皆様、お元気でいらっしゃいますか。梅雨も今年は比較的に早く入りましたが、お天気であったり雨が降ったりでなかなか定まらない気候です。6月には関西で大きな地震がありました。思いもよらないことでした。被災なさった方々に心からお見舞い申し上げます。近年の地震は、関東や東海に有ると言われていましたが、いつ災害が来るのかは油断が出来ないと思う今日この頃です。阪神大震災の時も、関東地震の可能性が大だと言われておりまして、それが阪神になり天災はいつどこに来るかは分からないものです。今後はどこの地区でも気を付けていかなければならないことでもありましょう。

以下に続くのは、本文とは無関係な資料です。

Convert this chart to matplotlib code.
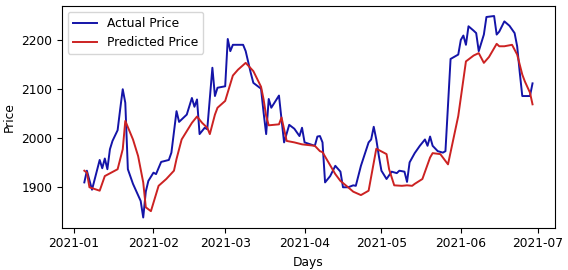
import matplotlib
matplotlib.use("Agg")
import matplotlib.pyplot as plt
import matplotlib.dates as mdates
import pandas as pd

actual_dates = [
    "2021-01-05", "2021-01-06", "2021-01-08", "2021-01-11", "2021-01-12", "2021-01-13",
    "2021-01-14", "2021-01-15", "2021-01-16", "2021-01-18", "2021-01-19", "2021-01-20",
    "2021-01-21", "2021-01-22", "2021-01-24", "2021-01-27", "2021-01-28", "2021-01-29",
    "2021-01-30", "2021-02-01", "2021-02-02", "2021-02-04", "2021-02-07", "2021-02-08",
    "2021-02-10", "2021-02-11", "2021-02-14", "2021-02-16", "2021-02-17", "2021-02-18",
    "2021-02-19", "2021-02-21", "2021-02-22", "2021-02-24", "2021-02-25", "2021-02-26",
    "2021-02-27", "2021-03-01", "2021-03-02", "2021-03-03", "2021-03-04", "2021-03-08",
    "2021-03-09", "2021-03-11", "2021-03-12", "2021-03-15", "2021-03-16", "2021-03-17",
    "2021-03-18", "2021-03-19", "2021-03-22", "2021-03-23", "2021-03-24", "2021-03-26",
    "2021-03-28", "2021-03-30", "2021-03-31", "2021-04-01", "2021-04-05", "2021-04-06",
    "2021-04-07", "2021-04-08", "2021-04-09", "2021-04-11", "2021-04-13", "2021-04-15",
    "2021-04-16", "2021-04-18", "2021-04-20", "2021-04-21", "2021-04-23", "2021-04-26",
    "2021-04-27", "2021-04-28", "2021-04-29", "2021-04-30", "2021-05-01", "2021-05-03",
    "2021-05-05", "2021-05-07", "2021-05-08", "2021-05-10", "2021-05-11", "2021-05-12",
    "2021-05-14", "2021-05-16", "2021-05-18", "2021-05-19", "2021-05-20", "2021-05-21",
    "2021-05-23", "2021-05-25", "2021-05-26", "2021-05-28", "2021-05-31", "2021-06-01",
    "2021-06-02", "2021-06-03", "2021-06-04", "2021-06-06", "2021-06-07", "2021-06-08",
    "2021-06-10", "2021-06-11", "2021-06-14", "2021-06-15", "2021-06-16", "2021-06-18",
    "2021-06-20", "2021-06-22", "2021-06-23", "2021-06-24", "2021-06-25", "2021-06-28",
    "2021-06-29",
]
actual_price = [
    1909, 1933, 1894, 1955, 1938, 1958,
    1936, 1977, 1994, 2016, 2059, 2100,
    2072, 1936, 1906, 1871, 1837, 1890,
    1912, 1929, 1926, 1951, 1955, 1970,
    2055, 2033, 2048, 2082, 2064, 2079,
    2008, 2021, 2018, 2144, 2086, 2103,
    2104, 2106, 2203, 2178, 2191, 2191,
    2178, 2133, 2113, 2101, 2052, 2008,
    2080, 2062, 2087, 2038, 1991, 2027,
    2019, 2004, 2021, 1991, 1984, 2003,
    2004, 1991, 1909, 1922, 1943, 1931,
    1899, 1899, 1903, 1902, 1943, 1991,
    1997, 2023, 1997, 1963, 1933, 1916,
    1931, 1928, 1933, 1931, 1910, 1950,
    1969, 1984, 1997, 1984, 2003, 1984,
    1973, 1970, 1973, 2162, 2171, 2201,
    2210, 2191, 2229, 2220, 2215, 2178,
    2212, 2248, 2250, 2212, 2218, 2239,
    2230, 2215, 2188, 2135, 2086, 2086,
    2112,
]

pred_dates = [
    "2021-01-05", "2021-01-06", "2021-01-07", "2021-01-11", "2021-01-13", "2021-01-18",
    "2021-01-20", "2021-01-21", "2021-01-24", "2021-01-26", "2021-01-28", "2021-01-29",
    "2021-01-31", "2021-02-03", "2021-02-06", "2021-02-09", "2021-02-10", "2021-02-12",
    "2021-02-14", "2021-02-16", "2021-02-18", "2021-02-20", "2021-02-22", "2021-02-23",
    "2021-02-25", "2021-02-26", "2021-03-01", "2021-03-04", "2021-03-06", "2021-03-09",
    "2021-03-12", "2021-03-15", "2021-03-16", "2021-03-17", "2021-03-18", "2021-03-22",
    "2021-03-23", "2021-03-25", "2021-03-28", "2021-03-31", "2021-04-05", "2021-04-07",
    "2021-04-08", "2021-04-10", "2021-04-13", "2021-04-15", "2021-04-18", "2021-04-20",
    "2021-04-23", "2021-04-26", "2021-04-29", "2021-05-03", "2021-05-04", "2021-05-06",
    "2021-05-09", "2021-05-11", "2021-05-13", "2021-05-14", "2021-05-17", "2021-05-20",
    "2021-05-21", "2021-05-24", "2021-05-27", "2021-05-31", "2021-06-03", "2021-06-06",
    "2021-06-08", "2021-06-10", "2021-06-12", "2021-06-15", "2021-06-16", "2021-06-18",
    "2021-06-21", "2021-06-23", "2021-06-25", "2021-06-26", "2021-06-28", "2021-06-29",
]
pred_price = [
    1933, 1929, 1899, 1892, 1922, 1936,
    1977, 2035, 1997, 1963, 1909, 1858,
    1850, 1902, 1916, 1933, 1957, 1997,
    2014, 2031, 2044, 2031, 2021, 2008,
    2048, 2062, 2076, 2128, 2140, 2154,
    2137, 2105, 2079, 2045, 2026, 2028,
    2042, 1994, 1991, 1987, 1984, 1973,
    1971, 1953, 1926, 1912, 1899, 1890,
    1883, 1892, 1978, 1967, 1936, 1903,
    1902, 1903, 1902, 1906, 1916, 1960,
    1969, 1967, 1946, 2045, 2157, 2169,
    2174, 2154, 2166, 2193, 2188, 2188,
    2191, 2171, 2130, 2116, 2093, 2069,
]

plt.rcParams['font.size'] = 8.8

fig = plt.figure(figsize=(5.68, 2.7), dpi=100)
ax = fig.add_axes([0.109, 0.157, 0.868, 0.821])

ax.plot(pd.to_datetime(actual_dates), actual_price, color='#1414a8', lw=1.4, label='Actual Price')
ax.plot(pd.to_datetime(pred_dates), pred_price, color='#cc2222', lw=1.4, label='Predicted Price')

ax.xaxis.set_major_locator(mdates.MonthLocator())
ax.xaxis.set_major_formatter(mdates.DateFormatter('%Y-%m'))
ax.set_xlabel('Days')
ax.set_ylabel('Price')
ax.set_yticks([1900, 2000, 2100, 2200])
ax.legend(loc='upper left')

fig.savefig('out.png', dpi=100)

 この6月は、能楽の観世清和さんの『羽衣』の編集、音楽調整をしておりました。また『幽玄』の編集と音楽調整もしていました。その後はイタリアのシチリアに行って参りました。なぜ今回シチリア島だったかということになるのですが、イタリアには度々行っておりまして今回で5回目になります。まず20代後半に1回と、それからヨーロッパの公演の時に1回と、それから鼓童のパリ公演の帰りに1回と、去年アメリカ周りで1回です。シチリアはまだ行った事のない土地でした。『ゴッドファーザー』や『ニューシネマ・パラダイス』など映画のロケ地でもありますので、とても興味があったのです。日本国内の航空会社ですとパリ経由でシチリアのカターニアに飛びます。シチリアの旅は下記のような旅程でした。飛行機でカターニアに降り、タオルミーナ→モッタカマストラ→シラクーサ→カルタジローネ→アグリジェント→シャッカ→トラーパニ→エーリチェ→パンテッレリア→パレルモとシチリアを回りまして、パレルモからロンドン経由で東京に帰って参りました。シチリアの素晴らしい景色を見ながらこの6月を過ごして参りましたが、2500年前、1500年前、1000年前の遺跡を見ているうちにどこに行っても日差しが強くて日焼けをしてしまいました。傘を差したり手をかざしたりして歩くのですが、その照り返しは、本当に南の国だという事を痛感させられます。シチリア島の中で今回とても印象に残ることが有りました。それはシラクーサという街のホテルでのことでした。実は私が泊まった時にそのホテルはまだ完成していない状態で、私達以外は殆ど誰も宿泊していないようでした。「ORTEA PALACE」というホテルなのですが、そこのオーナーさんがいらっしゃって、その頃はご主人もそのホテルに住んでいたのでしょうか、奥様は綺麗にお洒落をしたフランス人でした。私がホテルに着くと私にご夫妻が「挨拶をしたいし、一緒に写真を撮りたい」とおっしゃられたので、記念写真を一緒に撮りました。そして明くる日には「これから僕たちはミラノに行くから、無事にシチリアの旅行を楽しんで下さい・・・この次は僕たちが君を招待するから、また早くここに帰って来なさい・・・それから撮影の仕事らしいが、このホテルの何処ででも撮影していいし、お花などもアレンジしようか・・・」という言葉をかけて下さいました。後から考えてみると私達に挨拶に来てくれたのかな・・・と思ったのですが,久しぶりに本当のオーナーぶりをもっておられる大先輩に逢った気がして、とても優雅な気分になりました。シチリアには、大変由緒ある数々のホテルもありますしリゾートのホテルもありますが、「ORTEA PALACE」は新築したばかりで明るい過ごしやすいホテルでした。シチリアの素晴らしい思い出でもありますので、今回ホームページの表紙にそこで撮った写真をご紹介しようと思います。支配人もローマの人で大変な日本贔屓でした。私が「日本の人が来たら親切にしてね・・・」と言って別れてきたのです。そんなわけでシチリアを回り、帰りにはロンドンでお芝居を観てから帰って来ました。野外の『ピーターパン』と『MACHINAL』などでしたが、『Lady Eats Apple』はオーストラリアのプロダクションでした。何にしてもロンドンの芝居は構成力が見事で勉強させられる事ばかりです。

 7月以降これからはコンサートやトークショーなど多少ございますが、しばらく歌舞伎座の舞台をお休みさせて頂きまして、映像作品などのポスプロダクションという事になります。梅雨が明けますと暑さがやって参ります。皆様どうぞお身体をお大事に梅雨の時期をお過ごし下さいませ。